Dionne admires these people; but he fails to see that mainstream America does not. Bringing this type of "censure" lunacy to the forefront is what usually helps Mr. Bush survive his periodic downswings. The Senate Democrats are smart enough to know this; Dionne hasn't grasped the lesson yet.
Has the Times? From their editorial today:
We understand the frustration that led Senator Russell Feingold to introduce a measure that would censure President Bush for authorizing warrantless spying on Americans. It's galling to watch from the outside as the Republicans and most Democrats refuse time and again to hold Mr. Bush accountable for the lawlessness and incompetence of his administration. Actually sitting among that cowardly crew must be maddening.

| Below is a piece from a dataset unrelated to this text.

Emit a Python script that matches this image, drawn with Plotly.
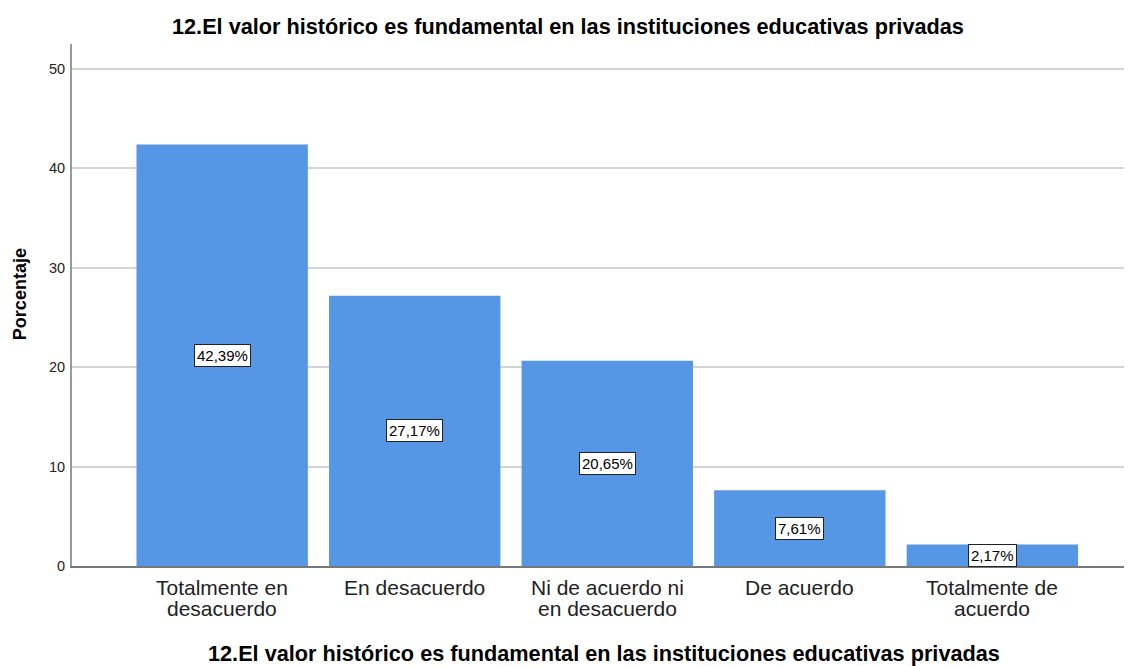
import plotly.graph_objects as go

categories = ["Totalmente en desacuerdo", "En desacuerdo", "Ni de acuerdo ni en desacuerdo",
              "De acuerdo", "Totalmente de acuerdo"]
tick_lines = [["Totalmente en", "desacuerdo"], ["En desacuerdo"], ["Ni de acuerdo ni", "en desacuerdo"],
              ["De acuerdo"], ["Totalmente de", "acuerdo"]]
values = [42.39, 27.17, 20.65, 7.61, 2.17]
labels = ["42,39%", "27,17%", "20,65%", "7,61%", "2,17%"]
y_ticks = [0, 10, 20, 30, 40, 50]
title_text = "12.El valor histórico es fundamental en las instituciones educativas privadas"
y_title = "Porcentaje"

FONT = "Arial, Liberation Sans"
fig = go.Figure()
fig.add_trace(go.Bar(
    x=list(range(len(categories))), y=values,
    marker=dict(color="#5596E5", line=dict(width=0)),
    width=0.89, hoverinfo="skip",
))
for i, (v, lab) in enumerate(zip(values, labels)):
    fig.add_annotation(x=i, y=v / 2, text=lab, showarrow=False,
                       font=dict(family=FONT, size=15, color="black"),
                       bgcolor="white", bordercolor="#222", borderwidth=1, borderpad=2)

# category labels (two tight lines)
line_y = [-0.042, -0.082]
for i, lines in enumerate(tick_lines):
    for j, t in enumerate(lines):
        fig.add_annotation(x=i, xref="x", y=line_y[j], yref="paper", text=t, showarrow=False,
                           xanchor="center", yanchor="middle",
                           font=dict(family=FONT, size=21, color="#222"))

# titles
fig.add_annotation(x=0.468, xref="paper", y=1.0326, yref="paper", text="<b>" + title_text + "</b>",
                   showarrow=False, xanchor="center", yanchor="middle",
                   font=dict(family=FONT, size=21.7, color="black"))
fig.add_annotation(x=0.502, xref="paper", y=-0.168, yref="paper", text="<b>" + title_text + "</b>",
                   showarrow=False, xanchor="center", yanchor="middle",
                   font=dict(family=FONT, size=21.7, color="black"))
fig.add_annotation(x=-0.0495, xref="paper", y=0.52, yref="paper", text="<b>" + y_title + "</b>",
                   showarrow=False, xanchor="center", yanchor="middle", textangle=-90,
                   font=dict(family=FONT, size=18, color="black"))

# page body has an 8px margin, so the figure is sized to fit the window exactly
fig.update_layout(
    width=1124, height=658,
    margin=dict(l=64, r=1, t=36, b=100),
    plot_bgcolor="white", paper_bgcolor="white",
    showlegend=False,
    font=dict(family=FONT, color="#222"),
)
fig.update_xaxes(
    range=[-0.78, 4.72], showgrid=False, showline=True, linecolor="#777", linewidth=1.5,
    ticks="", showticklabels=False, automargin=False,
)
fig.update_yaxes(
    range=[0, 52.5], tickvals=y_ticks, showgrid=True, gridcolor="#D4D4D4", gridwidth=2,
    showline=True, linecolor="#999", linewidth=2, ticks="", tickfont=dict(size=14.5, color="#222"),
    ticklabelstandoff=2, zeroline=False, automargin=False,
)
fig.write_html("out.html")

Still, the censure proposal is a bad idea. Members of Congress don't need to take extraordinary measures like that now. They need to fulfill their sworn duty to investigate the executive branch's misdeeds and failings. Talk about censure will only distract the public from the failure of their elected representatives to earn their paychecks.
So don't censure the President - just launch a full-out series of investigations, committees, and op-ed essays to constantly barrage the public with the evil that George Bush does. Er, note to the Times - your newspaper has been doing that for years already; see how well it has worked so far? The Republicans hold the Presidency, Congress, the Senate, a majority of governerships, and a majority of the statehouses in the Union. Keep it up; maybe you will match Kos' perfect record...
1 comment:
I'm not surprised the Dems are running away from 'ol Russ; when the wiretapping "scandal" was first revealed (by those loyalists at the Times), Americans were in favor of it by a 60-40 margin; which shows it has some bipartisan support. The censure call can be to the Dems what the impeachment issue was to the right - many a sitting Republican congressmen lost a job in '98, if you recall.